On top of that, she said she plans to continue to support This is Us and that them being vocal has been powerful.

“What's really been great is that I feel like I'm seeing these women through a different lens, more of their lens because they've been given more permission to speak their truth,” Revelle said. “So I've just learned more about them. And I'm sorry it's taken this long, but I'm grateful that it's happening now.”


Since their first game under a new team name, This Is Us hasn’t stopped. The team brought in over $36,000 in donations to help them continue playing, and they recently landed a sponsor in Smash It Sports. Rawlings Sports and Nike have also given gear to the team, according to the team’s Twitter page.

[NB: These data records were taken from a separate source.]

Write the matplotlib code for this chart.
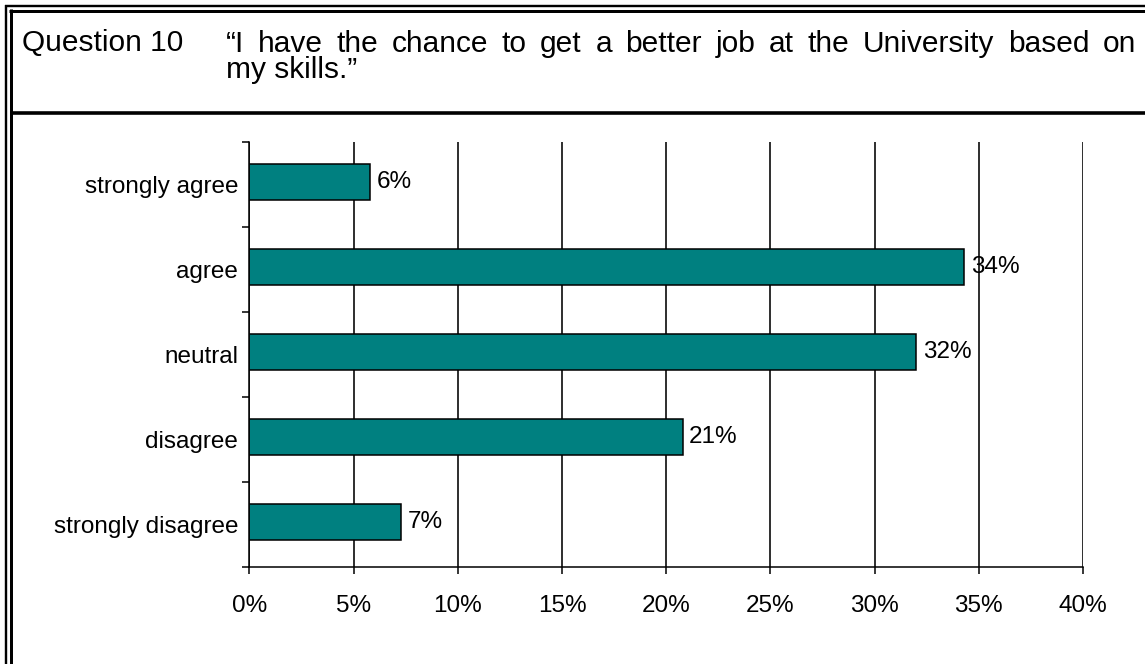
import matplotlib
matplotlib.use("Agg")
import matplotlib.pyplot as plt
from matplotlib.lines import Line2D
from matplotlib.ticker import PercentFormatter, FixedLocator, MultipleLocator

plt.rcParams['font.family'] = ['Liberation Sans', 'DejaVu Sans']

# Survey responses (share of respondents, %)
categories = ["strongly agree", "agree", "neutral", "disagree", "strongly disagree"]
shares = [5.8, 34.3, 32.0, 20.8, 7.3]

question_no = "Question 10"
question_line1 = "\u201cI have the chance to get a better job at the University based on"
question_line2 = "my skills.\u201d"

W, H = 1145, 664
fig = plt.figure(figsize=(W / 100, H / 100), dpi=100)
fig.patch.set_facecolor("white")


def fx(x):
    return x / W


def fy(y):
    return 1 - y / H


def pt(px):
    return px * 72 / 100


# Page frame: double rule on top and left, single rule under the header
frame = [
    ((6.3, 6.3), (5.2, H), 2.4),
    ((10.6, 10.6), (9.3, H), 3.0),
    ((5.2, W), (6.2, 6.2), 2.4),
    ((9.3, W), (10.5, 10.5), 3.0),
    ((10.6, W), (112.6, 112.6), 3.6),
]
for xs, ys, lw in frame:
    fig.add_artist(Line2D([fx(v) for v in xs], [fy(v) for v in ys],
                          transform=fig.transFigure, color="black",
                          linewidth=pt(lw), solid_capstyle="butt"))

# Header text
hdr_size = 21.5
fig.text(fx(22), fy(51.5), question_no, fontsize=hdr_size, ha="left", va="baseline")

# First line of the quote is justified between the two margins
left_px, right_px = 226, 1136
words = question_line1.split()
word_texts = [fig.text(0, fy(51.5), w, fontsize=hdr_size, ha="left", va="baseline")
              for w in words]
fig.canvas.draw()
renderer = fig.canvas.get_renderer()
widths = [t.get_window_extent(renderer).width for t in word_texts]
gap = (right_px - left_px - sum(widths)) / (len(words) - 1)
x = left_px
for t, w in zip(word_texts, widths):
    t.set_x(fx(x))
    x += w + gap
fig.text(fx(left_px), fy(78), question_line2, fontsize=hdr_size,
         ha="left", va="baseline")

# Bar chart
x0, x1 = 249.3, 1083.0
y_top, y_bot = 142.0, 567.0
ax = fig.add_axes([fx(x0), fy(y_bot), fx(x1 - x0), (y_bot - y_top) / H])

positions = list(range(len(categories)))
bar_pos = [p - 0.03 for p in positions]
bars = ax.barh(bar_pos, shares, height=0.42, color="#008080",
               edgecolor="black", linewidth=1.1, zorder=3)

ax.set_xlim(0, 40)
ax.set_ylim(len(categories) - 0.5, -0.5)

ax.xaxis.set_major_locator(MultipleLocator(5))
ax.xaxis.set_major_formatter(PercentFormatter(xmax=100, decimals=0))
ax.grid(axis="x", color="black", linewidth=1.15, zorder=1)
ax.set_axisbelow(True)

# Category boundaries carry the ticks; labels sit at the category centres
ax.yaxis.set_major_locator(FixedLocator([p - 0.5 for p in positions] + [positions[-1] + 0.5]))
ax.yaxis.set_major_formatter(plt.NullFormatter())
ax.yaxis.set_minor_locator(FixedLocator(positions))
ax.set_yticklabels(categories, minor=True)

lab_size = 17.5
ax.tick_params(axis="y", which="major", direction="out", length=5, width=1.1)
ax.tick_params(axis="y", which="minor", length=0, pad=8, labelsize=lab_size)
ax.tick_params(axis="x", which="major", direction="out", length=5, width=1.1,
               pad=15, labelsize=lab_size)

for side in ("top", "right"):
    ax.spines[side].set_visible(False)
for side in ("left", "bottom"):
    ax.spines[side].set_linewidth(1.1)
    ax.spines[side].set_zorder(4)

for rect, v in zip(bars, shares):
    ax.annotate(f"{v:.0f}%", xy=(v, rect.get_y() + rect.get_height() / 2),
                xytext=(4.6, 0), textcoords="offset points",
                ha="left", va="center", fontsize=lab_size, zorder=5)

fig.savefig("out.png", dpi=100, facecolor="white")
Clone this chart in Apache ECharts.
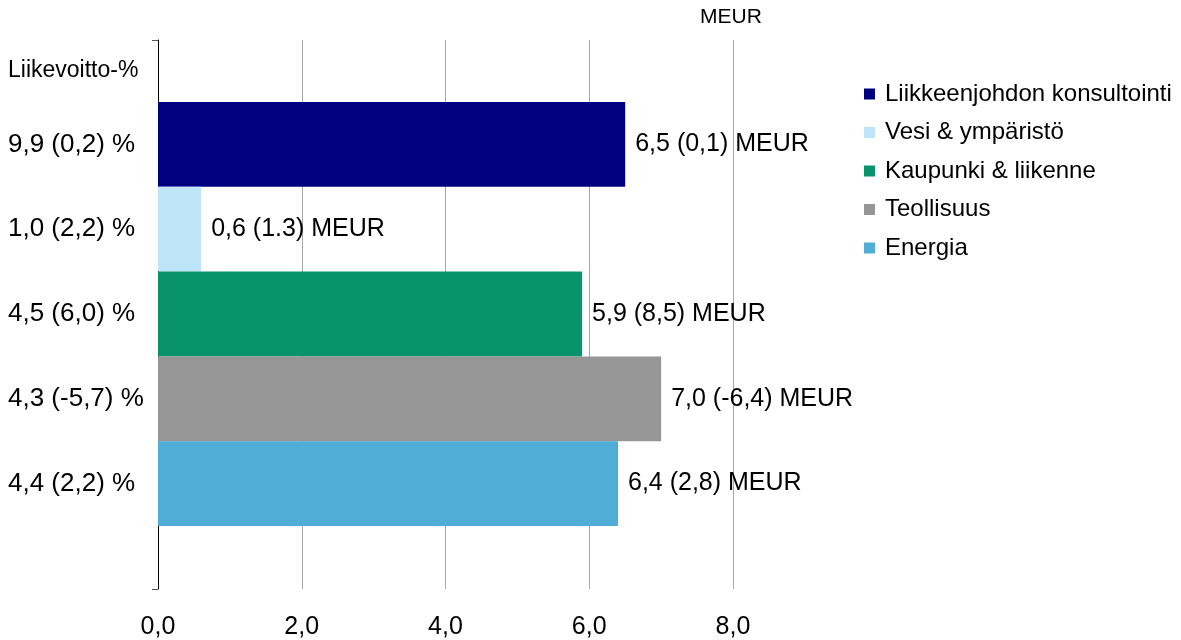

Stokes said the team’s goal moving forward is to continue to raise awareness. As mentioned on their jerseys, the team’s three defining words are awareness, empowerment and unity. Personally, she wants to be an inspiration to girls that come after her.

In planning and organizing this movement, Stokes said that things have been moving “1000 miles per hour type fast.” She’s been overwhelmed at times and had to take moments to decompress along this journey. However, the team’s motto throughout this time has been that they’re going to “ride this wave together.”

“Myself and my teammates have created some of these waves and we all have to just ride them, and with riding the wave comes times when you're gonna fall down and you're gonna crash, but you gotta get back up again nonetheless, and do it again,” Stokes said. “And that's my motivation, and knowing that this is changing our sport, this is changing the people around us.”